Dataset records:
╔══
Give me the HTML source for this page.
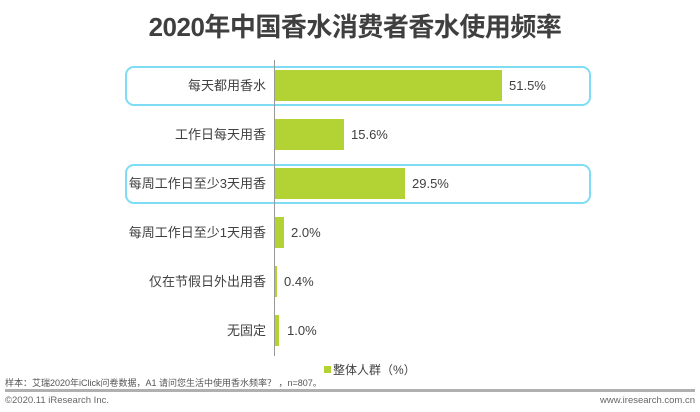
<!DOCTYPE html>
<html><head><meta charset="utf-8"><style>
body{margin:0;width:700px;height:412px;background:#fff;overflow:hidden;position:relative;font-family:"Liberation Sans","Noto Sans CJK SC",sans-serif;color:#404040}
.t{position:absolute;left:0;width:710px;top:7px;text-align:center;font-size:26px;font-weight:bold;color:#3f3f3f;letter-spacing:-0.5px}
.box{position:absolute;left:125px;width:466px;height:38px;border:2px solid #7fdcf5;border-radius:9px;box-sizing:border-box}
.lab{position:absolute;right:434px;font-size:13px;line-height:16px;color:#404040;white-space:nowrap}
.bar{position:absolute;left:275px;height:31px;background:#b3d334}
.val{position:absolute;font-size:13px;line-height:16px;color:#404040}
.ax{position:absolute;left:274px;top:60px;width:1px;height:296px;background:#999}
</style></head><body>
<div class="t">2020年中国香水消费者香水使用频率</div>
<div class="box" style="top:66px;height:40px"></div>
<div class="box" style="top:164px;height:40px"></div>
<div class="ax"></div>
<div class="lab" style="top:78px">每天都用香水</div><div class="bar" style="top:70px;width:227px"></div><div class="val" style="left:509px;top:78px">51.5%</div>
<div class="lab" style="top:127px">工作日每天用香</div><div class="bar" style="top:119px;width:69px"></div><div class="val" style="left:351px;top:127px">15.6%</div>
<div class="lab" style="top:176px">每周工作日至少3天用香</div><div class="bar" style="top:168px;width:130px"></div><div class="val" style="left:412px;top:176px">29.5%</div>
<div class="lab" style="top:225px">每周工作日至少1天用香</div><div class="bar" style="top:217px;width:9px"></div><div class="val" style="left:291px;top:225px">2.0%</div>
<div class="lab" style="top:274px">仅在节假日外出用香</div><div class="bar" style="top:266px;width:2px"></div><div class="val" style="left:284px;top:274px">0.4%</div>
<div class="lab" style="top:323px">无固定</div><div class="bar" style="top:315px;width:4px"></div><div class="val" style="left:287px;top:323px">1.0%</div>
<div style="position:absolute;left:324px;top:366px;width:7px;height:7px;background:#b3d334"></div>
<div style="position:absolute;left:333px;top:361px;font-size:12px;color:#404040">整体人群（%）</div>
<div style="position:absolute;left:5px;top:376px;font-size:9px;color:#555">样本：艾瑞2020年iClick问卷数据，A1 请问您生活中使用香水频率？ ，n=807。</div>
<div style="position:absolute;left:5px;top:389px;width:690px;height:3px;background:#b0b0b0"></div>
<div style="position:absolute;left:5px;top:395px;font-size:9.5px;color:#666">©2020.11 iResearch Inc.</div>
<div style="position:absolute;right:5px;top:395px;font-size:9.5px;color:#666">www.iresearch.com.cn</div>
</body></html>
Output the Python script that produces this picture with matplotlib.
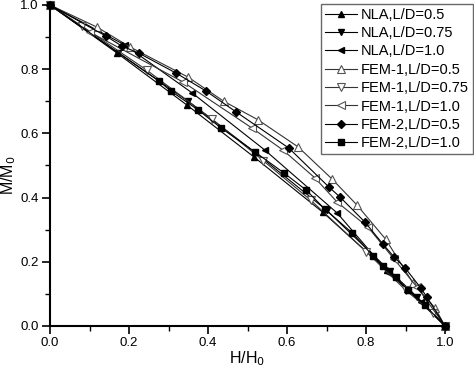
import matplotlib
matplotlib.use('Agg')

import numpy as np
from matplotlib import pyplot as plt
from matplotlib.ticker import MultipleLocator, FormatStrFormatter

plt.rcParams['font.family'] = ['Liberation Sans', 'DejaVu Sans']

# NLA results
x_nla05 = [0.0, 0.17, 0.347, 0.516, 0.69, 0.853, 0.903, 1.0]
y_nla05 = [1.0, 0.85, 0.688, 0.527, 0.355, 0.174, 0.115, 0.0]
x_nla075 = [0.0, 0.172, 0.35, 0.52, 0.70, 0.86, 0.93, 1.0]
y_nla075 = [1.0, 0.852, 0.70, 0.54, 0.361, 0.172, 0.09, 0.0]
x_nla10 = [0.0, 0.19, 0.36, 0.544, 0.727, 0.858, 0.94, 1.0]
y_nla10 = [1.0, 0.875, 0.726, 0.548, 0.352, 0.165, 0.075, 0.0]

# FEM-1 results
x_fem1_05 = [0.0, 0.119, 0.203, 0.35, 0.44, 0.527, 0.628, 0.714, 0.777, 0.85, 0.919, 0.975, 1.0]
y_fem1_05 = [1.0, 0.931, 0.869, 0.775, 0.70, 0.642, 0.558, 0.458, 0.377, 0.27, 0.134, 0.056, 0.0]
x_fem1_075 = [0.0, 0.08, 0.245, 0.41, 0.54, 0.66, 0.80, 0.90, 0.97, 1.0]
y_fem1_075 = [1.0, 0.935, 0.797, 0.645, 0.515, 0.392, 0.232, 0.112, 0.04, 0.0]
x_fem1_10 = [0.0, 0.10, 0.337, 0.511, 0.59, 0.671, 0.727, 0.805, 0.87, 0.93, 1.0]
y_fem1_10 = [1.0, 0.916, 0.760, 0.617, 0.548, 0.461, 0.386, 0.308, 0.21, 0.12, 0.0]

# FEM-2 results
x_fem2_05 = [0.0, 0.142, 0.182, 0.225, 0.319, 0.395, 0.471, 0.605, 0.706, 0.734, 0.797, 0.843, 0.871, 0.899, 0.939, 0.954, 1.0]
y_fem2_05 = [1.0, 0.903, 0.872, 0.850, 0.788, 0.732, 0.667, 0.554, 0.433, 0.402, 0.324, 0.255, 0.215, 0.181, 0.118, 0.090, 0.0]
x_fem2_10 = [0.0, 0.276, 0.306, 0.375, 0.433, 0.519, 0.592, 0.648, 0.696, 0.765, 0.818, 0.843, 0.876, 0.906, 0.949, 1.0]
y_fem2_10 = [1.0, 0.763, 0.732, 0.673, 0.617, 0.542, 0.477, 0.424, 0.364, 0.290, 0.218, 0.187, 0.153, 0.112, 0.065, 0.0]

fig = plt.figure(figsize=(4.74, 3.68), dpi=100)
ax = fig.add_axes([50/474, 1-326/368, 395/474, 321/368])

lw = 0.8
ms = 5
ax.plot(x_nla05, y_nla05, '-', color='k', lw=lw, marker='^', ms=ms, mfc='k', mec='k', label='NLA,L/D=0.5')
ax.plot(x_nla075, y_nla075, '-', color='k', lw=lw, marker='v', ms=ms, mfc='k', mec='k', label='NLA,L/D=0.75')
ax.plot(x_nla10, y_nla10, '-', color='k', lw=lw, marker='<', ms=ms, mfc='k', mec='k', label='NLA,L/D=1.0')
ax.plot(x_fem1_05, y_fem1_05, '-', color='#333333', lw=lw, marker='^', ms=ms+1, mfc='white', mec='#555555', mew=0.8, label='FEM-1,L/D=0.5')
ax.plot(x_fem1_075, y_fem1_075, '-', color='#333333', lw=lw, marker='v', ms=ms+1, mfc='white', mec='#555555', mew=0.8, label='FEM-1,L/D=0.75')
ax.plot(x_fem1_10, y_fem1_10, '-', color='#333333', lw=lw, marker='<', ms=ms+1, mfc='white', mec='#555555', mew=0.8, label='FEM-1,L/D=1.0')
ax.plot(x_fem2_05, y_fem2_05, '-', color='k', lw=lw, marker='D', ms=ms-0.5, mfc='k', mec='k', label='FEM-2,L/D=0.5')
ax.plot(x_fem2_10, y_fem2_10, '-', color='k', lw=lw, marker='s', ms=ms-0.5, mfc='k', mec='k', label='FEM-2,L/D=1.0')

ax.set_xlim(0, 1.0)
ax.set_ylim(0, 1.0)
ax.xaxis.set_major_locator(MultipleLocator(0.2))
ax.xaxis.set_minor_locator(MultipleLocator(0.1))
ax.yaxis.set_major_locator(MultipleLocator(0.2))
ax.yaxis.set_minor_locator(MultipleLocator(0.1))
ax.xaxis.set_major_formatter(FormatStrFormatter('%.1f'))
ax.yaxis.set_major_formatter(FormatStrFormatter('%.1f'))
ax.spines['top'].set_visible(False)
ax.spines['right'].set_visible(False)
ax.spines['left'].set_linewidth(1.5)
ax.spines['bottom'].set_linewidth(1.5)
ax.tick_params(which='major', direction='out', length=6, width=1.2, labelsize=9.5, pad=2)
ax.tick_params(which='minor', direction='out', length=3.5, width=1.0)
for line in ax.lines:
    line.set_clip_on(False)

# axis titles sit tight against the tick labels in the original
fig.text(247/474, 1-359/368, 'H/H$_0$', fontsize=11.5, ha='center', va='center')
fig.text(9/474, 1-175/368, 'M/M$_0$', fontsize=11.5, ha='center', va='center', rotation=90)

leg = fig.legend(loc='upper left', bbox_to_anchor=(321/474, 1-4/368), bbox_transform=fig.transFigure,
                 fontsize=10.5, frameon=True, fancybox=False, edgecolor='#444444',
                 handlelength=2.2, handletextpad=0.3, labelspacing=0.3, borderpad=0.25, borderaxespad=0)
leg.get_frame().set_linewidth(1.0)

plt.savefig('out.png', dpi=100)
╚══
Exercise prompt: Could you quote, word for word, only the lines from the one containing "Output the Python" through the one containing "plt.rcParams['font.family'] = ['Liberation", both included, and leave out any pictures?

Exercise solution:
Output the Python script that produces this picture with matplotlib.
import matplotlib
matplotlib.use('Agg')

import numpy as np
from matplotlib import pyplot as plt
from matplotlib.ticker import MultipleLocator, FormatStrFormatter

plt.rcParams['font.family'] = ['Liberation Sans', 'DejaVu Sans']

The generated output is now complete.